Идеальный сын | страница 82
– Самолёт вылетел из Лондона по расписанию. Однако, как нам известно из записей разговоров пилотов в кабине, – рассказывает лектор, переводя взгляд с ведущей на камеру, будто не зная, куда смотреть, – командир воздушного судна всего через несколько минут после взлёта попросил второго пилота принести ему таблетки – якобы у него болела голова – и остался в кабине в одиночестве.
– По правилам, может ли второй пилот покидать кабину в ходе взлёта?
– Нет. Согласно Правилам воздушных перевозок, на протяжении всего полёта в кабине должны находиться два человека. Поэтому Управление гражданской авиации и признало компанию виновной в преступной халатности. Второй пилот должен был заподозрить неладное: ведь куда проще попросить другого члена экипажа достать обезболивающее из бортовой аптечки. Но, как известно, спорить он не стал и вышел. Далее, в связи с трагедией 11 сентября, двери кабины пилотов запираются изнутри. Командир воздушного судна воспользовался этим обстоятельством, и панель управления оказалась в полном его распоряжении.
– Нам также известно, что всего за месяц до катастрофы, – подхватывает ведущая, – врач отправил КВС – Филипа Кёртиса – на больничный из-за стрессового состояния.
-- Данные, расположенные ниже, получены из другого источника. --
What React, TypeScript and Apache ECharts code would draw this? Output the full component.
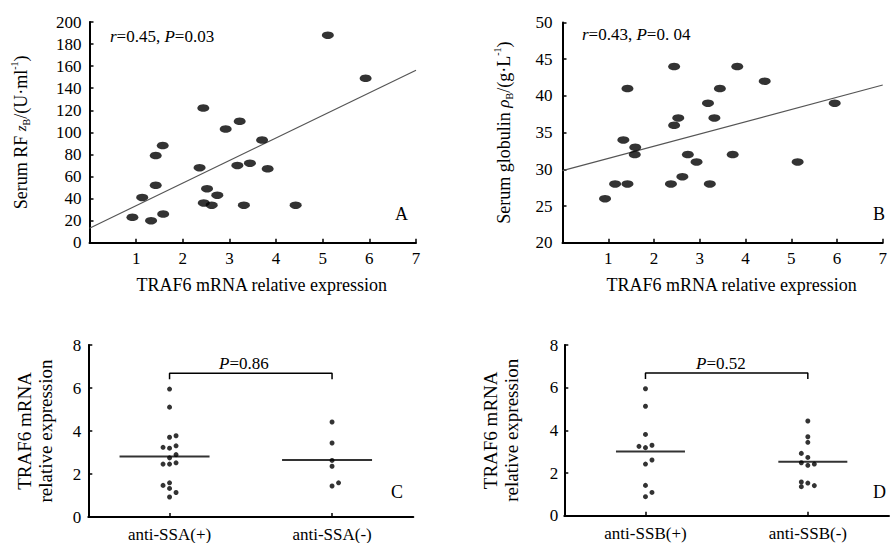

Франкфуртский рейс стал его первым после выхода на работу. В этой связи популярна версия, что Кёртис вернулся за штурвал только потому, что решил убить и себя, и всех на борту. Какие меры предпринимаются авиакомпаниями для обеспечения сохранности душевного здоровья работников?
В ушах громко, быстро стучит сердце. Ведущая и лектор всё еще бормочут что-то о халатности и самоубийстве, но я уже знаю, что сейчас будет. На экране внизу вспыхивает красная плашка. Белыми жирными буквами: «Новое в катастрофе под Тарроком: найдена предсмертная записка пилота».
В горле ком, глаза застилают слёзы, но всё равно видно, что картинка на экране поменялась: теперь показывают любительскую съёмку. Как я и ожидала.
Смаргиваю слёзы, чувствуя, как меня засасывает в тот понедельник, словно в слив в ванной – последние капли воды. В саду тлеет костёр, дым от него всё цепляет за горло. С кухни доносится жужжание чайника и бормотание констебля Гринвуд, которая разговаривает со своим коллегой, тем, с серым лицом и слезами в глазах. Где-то в доме звонит телефон.
И вот теперь экран телевизора заполнили нечёткие кадры ясного неба. Вот изображение размывается: это оператор-любитель делает крупный план самолёта. Тот летит низко, но поднимается всё выше и выше. А потом перестаёт. Ныряет носом вперёд, устремляясь к земле. Камера дрожит, когда самолёт исчезает в огненном шаре и чёрном дыме. Снимающий пронзительно орёт, но я стараюсь не замечать, я думаю только о тебе, как согнулся в кресле, руки на затылке. Как же страшно тебе, наверное, было. О чём ты думал в последние секунды жизни? О тех, кто после тебя останется, жене, сыне.